It’s a sensitive subject, I’ll get to the point, but I’m longwinded so bear with me. I’m burdened with the hope that things will work out and that the faith I put into people will be rewarded with results that meet the expectations. Sadly, this isn’t the way the world works, life is always changing, and I look back and things will never be the same. I lost my faith in everything, and though I feel as all intentions, actions, and emotions were real and without malice, things will still never be the same. I’d like to believe I once had peace of mind, I wasn’t exploding with confidence, but I wasn’t sad or depressed. I could keep calm and carry on. I was quick to learn that the truth wasn’t that I was alright with the world around me, but that I walked with blinders on, cut off from any real bonds and set low expectations. I was more naive and immature than I’d care to admit. Ignorance was my sword and I wielded it with skilled precision. I didn’t care about things, and as stupid as that sounds I’m sure I wasn’t the only one. I didn’t really have financial worries, I enjoyed my life, it was easy. I wasn’t overly invested into anything.

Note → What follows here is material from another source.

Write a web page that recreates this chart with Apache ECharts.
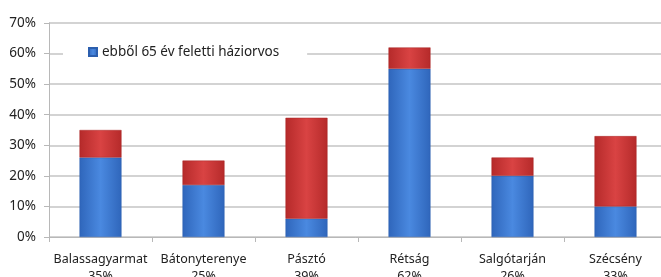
<!DOCTYPE html>
<html>
<head>
<meta charset="utf-8">
<script src="https://cdn.jsdelivr.net/npm/echarts@6/dist/echarts.min.js"></script>
<style>
  html, body { margin: 0; padding: 0; background: #fff; }
  #chart { width: 661px; height: 277px; }
</style>
</head>
<body>
<div id="chart"></div>
<script>
// településenkénti adatok (%)
const towns = ['Balassagyarmat', 'Bátonyterenye', 'Pásztó', 'Rétság', 'Salgótarján', 'Szécsény']
const over65 = [26, 17, 6, 55, 20, 10]
const rest = [9, 8, 33, 7, 6, 23]
const yTicks = [0, 10, 20, 30, 40, 50, 60, 70]

const totals = towns.map((t, i) => over65[i] + rest[i])

const shade = (edge, mid) => new echarts.graphic.LinearGradient(0, 0, 1, 0, [
  { offset: 0, color: edge },
  { offset: 0.5, color: mid },
  { offset: 1, color: edge }
])

const chart = echarts.init(document.getElementById('chart'))
const option = {
  animation: false,
  textStyle: { fontFamily: 'Noto Sans' },
  grid: { left: 49, top: 23, bottom: 40, width: 618, outerBoundsMode: 'none', containLabel: false },
  legend: {
    data: ['ebből 65 év feletti háziorvos'],
    left: 63,
    top: 41,
    backgroundColor: '#fff',
    padding: [4, 28, 4, 25],
    itemWidth: 8,
    itemHeight: 8,
    itemGap: 4,
    icon: 'rect',
    textStyle: { fontSize: 13.5, color: '#222', fontFamily: 'Noto Sans' }
  },
  xAxis: {
    type: 'category',
    data: towns,
    axisLine: { lineStyle: { color: '#b8b8b8' } },
    axisTick: { show: true, length: 5, lineStyle: { color: '#b8b8b8' } },
    axisLabel: {
      interval: 0,
      margin: 14,
      fontSize: 12.5,
      lineHeight: 17,
      color: '#222',
      formatter: (v, i) => v + '\n' + totals[i] + '%'
    }
  },
  yAxis: {
    type: 'value',
    min: yTicks[0],
    max: yTicks[yTicks.length - 1],
    interval: 10,
    axisLine: { show: true, lineStyle: { color: '#b8b8b8' } },
    axisTick: { show: true, length: 5, lineStyle: { color: '#b8b8b8' } },
    axisLabel: { formatter: '{value}%', fontSize: 13.5, color: '#222', margin: 13 },
    splitLine: { lineStyle: { color: '#c4c4c4', width: 1.5 } }
  },
  series: [
    {
      name: 'ebből 65 év feletti háziorvos',
      type: 'bar',
      stack: 'total',
      barWidth: 42,
      data: over65,
      itemStyle: {
        color: shade('#2f66bb', '#4a89e0'),
        borderColor: '#2c5fae',
        borderWidth: 0.5
      }
    },
    {
      name: 'többi',
      type: 'bar',
      stack: 'total',
      barWidth: 42,
      data: rest,
      itemStyle: {
        color: shade('#b52a2a', '#d94343'),
        borderColor: '#a82626',
        borderWidth: 0.5
      }
    }
  ]
}
chart.setOption(option)
</script>
</body>
</html>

Things change… I guess the saying goes when you meet someone they never really disappear even when they’ve left. Everyone you meet leaves a lasting impression on you and they change you. I am who I am today because of the people I’ve met, some more than others. As they walk past and away from your life, a piece of them remains that will forever be apart of you. Kind of like a scar, a wound that never truly heals I’d say. Now, again don’t get too deep, I’m not saying this is that random bum that asked you for a dollar. These are the people you really get to know, the ones you trust, and when I say trust I don’t mean the basis of trusting them with physical possessions or something trivial. I mean the people who you’re at the mercy of, the people that you let in to your soul and being. Most people know what I’m referencing.
Their eyes return a stare of comfort, a feeling that the ship will sail safely and swiftly, things will work out. No, they’ll not just work out, things were working out before, this is more, this is something beyond. Things will be awesome and your fears disappear, but this leaves a gap and an addiction if it gets bad enough.

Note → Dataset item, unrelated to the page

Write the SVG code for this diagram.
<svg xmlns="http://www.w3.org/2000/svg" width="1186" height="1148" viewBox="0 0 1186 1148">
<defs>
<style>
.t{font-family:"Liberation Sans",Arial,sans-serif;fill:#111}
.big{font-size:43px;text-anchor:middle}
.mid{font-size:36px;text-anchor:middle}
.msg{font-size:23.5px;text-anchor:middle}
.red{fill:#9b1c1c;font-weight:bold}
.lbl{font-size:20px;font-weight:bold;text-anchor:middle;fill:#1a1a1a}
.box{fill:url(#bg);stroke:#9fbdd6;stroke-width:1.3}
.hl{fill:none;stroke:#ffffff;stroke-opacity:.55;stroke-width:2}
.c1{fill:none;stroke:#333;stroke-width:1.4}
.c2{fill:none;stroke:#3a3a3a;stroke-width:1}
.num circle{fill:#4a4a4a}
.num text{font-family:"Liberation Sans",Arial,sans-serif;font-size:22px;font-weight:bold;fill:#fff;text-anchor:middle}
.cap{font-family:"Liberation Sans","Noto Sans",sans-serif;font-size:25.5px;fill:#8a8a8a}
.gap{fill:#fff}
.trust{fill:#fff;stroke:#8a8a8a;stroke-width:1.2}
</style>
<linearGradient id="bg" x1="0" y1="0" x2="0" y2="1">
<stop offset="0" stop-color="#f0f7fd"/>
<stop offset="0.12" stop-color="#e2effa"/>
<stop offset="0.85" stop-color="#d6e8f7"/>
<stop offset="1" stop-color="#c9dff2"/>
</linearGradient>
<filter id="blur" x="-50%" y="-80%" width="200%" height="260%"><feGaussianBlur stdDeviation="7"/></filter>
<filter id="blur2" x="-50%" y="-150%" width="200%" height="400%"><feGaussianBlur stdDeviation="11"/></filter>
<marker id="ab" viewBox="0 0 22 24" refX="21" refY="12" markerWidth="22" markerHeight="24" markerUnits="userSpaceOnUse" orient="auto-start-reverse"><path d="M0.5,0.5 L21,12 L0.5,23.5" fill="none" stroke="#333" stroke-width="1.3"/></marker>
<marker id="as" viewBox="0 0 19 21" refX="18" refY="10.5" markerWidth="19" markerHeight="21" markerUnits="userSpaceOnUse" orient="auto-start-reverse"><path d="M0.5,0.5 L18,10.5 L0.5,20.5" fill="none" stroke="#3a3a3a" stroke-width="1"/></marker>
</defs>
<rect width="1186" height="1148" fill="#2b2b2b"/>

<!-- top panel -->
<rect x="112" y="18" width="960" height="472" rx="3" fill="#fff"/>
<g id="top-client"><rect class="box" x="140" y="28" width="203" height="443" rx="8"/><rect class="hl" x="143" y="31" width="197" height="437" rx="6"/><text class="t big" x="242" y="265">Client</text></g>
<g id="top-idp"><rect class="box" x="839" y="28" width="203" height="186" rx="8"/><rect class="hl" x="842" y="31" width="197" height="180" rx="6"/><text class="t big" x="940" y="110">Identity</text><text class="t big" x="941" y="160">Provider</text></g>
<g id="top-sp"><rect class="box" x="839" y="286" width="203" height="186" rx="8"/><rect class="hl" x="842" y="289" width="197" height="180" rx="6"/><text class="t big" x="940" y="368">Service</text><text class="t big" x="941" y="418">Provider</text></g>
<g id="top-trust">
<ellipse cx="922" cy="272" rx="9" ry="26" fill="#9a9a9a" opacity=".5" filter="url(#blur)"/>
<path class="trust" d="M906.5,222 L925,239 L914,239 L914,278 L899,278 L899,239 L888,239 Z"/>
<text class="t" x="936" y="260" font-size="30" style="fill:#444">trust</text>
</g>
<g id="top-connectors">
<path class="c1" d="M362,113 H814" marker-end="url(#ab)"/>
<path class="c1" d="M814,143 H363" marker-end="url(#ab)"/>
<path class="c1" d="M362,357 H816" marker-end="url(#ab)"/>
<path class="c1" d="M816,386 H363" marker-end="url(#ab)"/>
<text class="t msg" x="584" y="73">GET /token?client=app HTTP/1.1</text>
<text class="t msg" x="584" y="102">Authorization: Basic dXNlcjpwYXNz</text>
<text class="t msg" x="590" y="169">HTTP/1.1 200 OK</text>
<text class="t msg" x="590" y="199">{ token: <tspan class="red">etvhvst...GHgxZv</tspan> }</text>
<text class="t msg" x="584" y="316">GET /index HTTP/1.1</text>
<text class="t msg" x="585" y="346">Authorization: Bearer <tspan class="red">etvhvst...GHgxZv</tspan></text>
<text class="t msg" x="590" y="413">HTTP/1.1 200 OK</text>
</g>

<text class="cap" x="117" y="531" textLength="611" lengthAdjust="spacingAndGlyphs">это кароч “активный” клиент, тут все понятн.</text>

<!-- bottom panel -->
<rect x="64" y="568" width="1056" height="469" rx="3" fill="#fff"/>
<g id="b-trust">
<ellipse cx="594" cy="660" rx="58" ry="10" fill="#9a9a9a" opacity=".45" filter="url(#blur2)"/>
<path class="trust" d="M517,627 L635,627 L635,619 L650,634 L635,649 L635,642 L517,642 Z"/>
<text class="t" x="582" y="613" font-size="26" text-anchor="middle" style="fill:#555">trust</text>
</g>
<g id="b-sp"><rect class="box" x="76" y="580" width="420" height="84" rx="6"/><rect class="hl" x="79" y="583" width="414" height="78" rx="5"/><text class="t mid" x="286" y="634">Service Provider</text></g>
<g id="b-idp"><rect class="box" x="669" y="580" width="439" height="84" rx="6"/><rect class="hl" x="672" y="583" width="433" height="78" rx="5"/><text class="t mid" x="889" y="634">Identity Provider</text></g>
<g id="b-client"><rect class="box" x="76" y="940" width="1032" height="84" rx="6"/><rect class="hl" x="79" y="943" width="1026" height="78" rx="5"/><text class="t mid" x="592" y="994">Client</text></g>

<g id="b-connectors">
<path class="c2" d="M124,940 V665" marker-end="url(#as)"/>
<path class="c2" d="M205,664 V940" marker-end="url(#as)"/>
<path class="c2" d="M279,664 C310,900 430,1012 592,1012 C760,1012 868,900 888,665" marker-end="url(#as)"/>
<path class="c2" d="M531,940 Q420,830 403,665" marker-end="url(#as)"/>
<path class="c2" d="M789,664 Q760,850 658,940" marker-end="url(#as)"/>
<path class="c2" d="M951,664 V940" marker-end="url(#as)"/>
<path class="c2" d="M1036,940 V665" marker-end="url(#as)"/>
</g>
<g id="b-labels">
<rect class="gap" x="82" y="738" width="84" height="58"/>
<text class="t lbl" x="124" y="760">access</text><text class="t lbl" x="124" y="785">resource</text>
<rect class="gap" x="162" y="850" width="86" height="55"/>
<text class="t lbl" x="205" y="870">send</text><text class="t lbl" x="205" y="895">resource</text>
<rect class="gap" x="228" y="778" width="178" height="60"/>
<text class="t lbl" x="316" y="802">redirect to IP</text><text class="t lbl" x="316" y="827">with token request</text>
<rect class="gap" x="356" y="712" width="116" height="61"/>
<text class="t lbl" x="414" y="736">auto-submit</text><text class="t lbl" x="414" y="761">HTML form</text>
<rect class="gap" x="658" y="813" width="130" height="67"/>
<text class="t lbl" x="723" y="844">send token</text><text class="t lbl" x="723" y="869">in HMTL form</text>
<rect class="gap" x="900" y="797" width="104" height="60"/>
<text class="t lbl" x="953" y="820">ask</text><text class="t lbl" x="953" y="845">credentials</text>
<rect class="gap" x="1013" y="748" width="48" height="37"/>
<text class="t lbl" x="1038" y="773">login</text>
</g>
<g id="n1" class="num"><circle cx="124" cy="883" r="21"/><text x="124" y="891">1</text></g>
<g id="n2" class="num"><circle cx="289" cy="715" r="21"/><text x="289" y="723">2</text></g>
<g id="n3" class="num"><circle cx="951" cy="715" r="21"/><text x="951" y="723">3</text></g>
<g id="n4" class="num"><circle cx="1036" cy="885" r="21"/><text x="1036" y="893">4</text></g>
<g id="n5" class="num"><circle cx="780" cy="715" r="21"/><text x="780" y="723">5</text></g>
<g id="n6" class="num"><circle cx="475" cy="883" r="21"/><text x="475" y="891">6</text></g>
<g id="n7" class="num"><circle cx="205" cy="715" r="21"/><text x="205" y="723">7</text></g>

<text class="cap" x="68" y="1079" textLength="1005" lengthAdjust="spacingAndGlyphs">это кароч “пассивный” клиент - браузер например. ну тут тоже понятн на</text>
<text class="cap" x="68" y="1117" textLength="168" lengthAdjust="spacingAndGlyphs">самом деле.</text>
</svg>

I’ve gone off track and my train of thought has extended the subject that I wanted to express. This happens pretty often to me, but I don’t believe in deleting the things I write that are true expressions. No reason to frown or regret, because at one moments, it was the exact thing you wanted. I guess that’s how I feel about things I write or say. I always cringe with insecurity at the aftermath, but that’s my burden and the downside of it. The bright side is at least I know I’m real.

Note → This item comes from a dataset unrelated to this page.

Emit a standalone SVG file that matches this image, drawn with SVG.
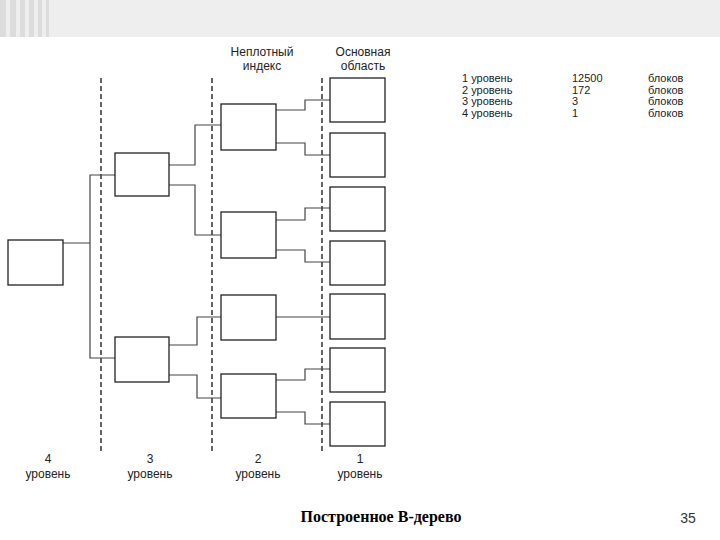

So, back to the main track, the dream. This is a state of being, something few people really reach. It’s usually an illusion, a trick that will only reveal it’s colors at the right time. The cruelest part of it…. you bring it upon yourself. This isn’t a nightmare brought upon you by the actions of another, but it’s all your own undoing. The Dream is a feeling of pure loss of ego, pure not giving a fuck, because it doesn’t matter. This state is often fleeting, it can apply to multiple circumstances. All your worries, insecurities, problems, are gone and the only thing that matters to you are the moments you’re currently experiencing. It’s an intoxicating drug that words won’t do justice. I’m sure you’ve felt it, that feeling of being on top of the world. The problem is that I find the truth of moderation to be constantly in existence, a price must be paid. On a scale, you’re usually at a 5, that’s normal, but this state is a fucking 10, no it’s more than that, it’s a number that can’t simply be expressed it’s that fucking high. Usually if you drop from a 5 to a 1, sure it’s a down period, but when you drop from this high, it’s completely different. Twice the pride, double the fall.
So, what do you do? Do you chase enlightenment, pure peace of the mind and soul? Turn to God and accept that what comes next will be better? In my dream, death didn’t matter, it wasn’t a fear and when death is no longer free you achieve a state of pure vida, you’re truly free. Free from everything, even time slips away, because at that moment you’re experiencing everything you have wanted and everything you will want. Is it worth it? This is clearly an overdramatic rant concerning one simple question:
Is it better to live your life riding a roller coaster of extremes or face the boring and ignorant steady walk of predictability. Do you take the high and expect the low, or diverge onto a different trail? Can you have your cake and eat it too? Everything finds their own path differently, or doesn’t find it at all.
These aren’t the only spectrums, but I’m not looking to diverge off my point any more than I already have. If you actually read any of these posts, I think it’s clear that the writings don’t match up well with the titles, nor does each sentence or paragraph match the previous one.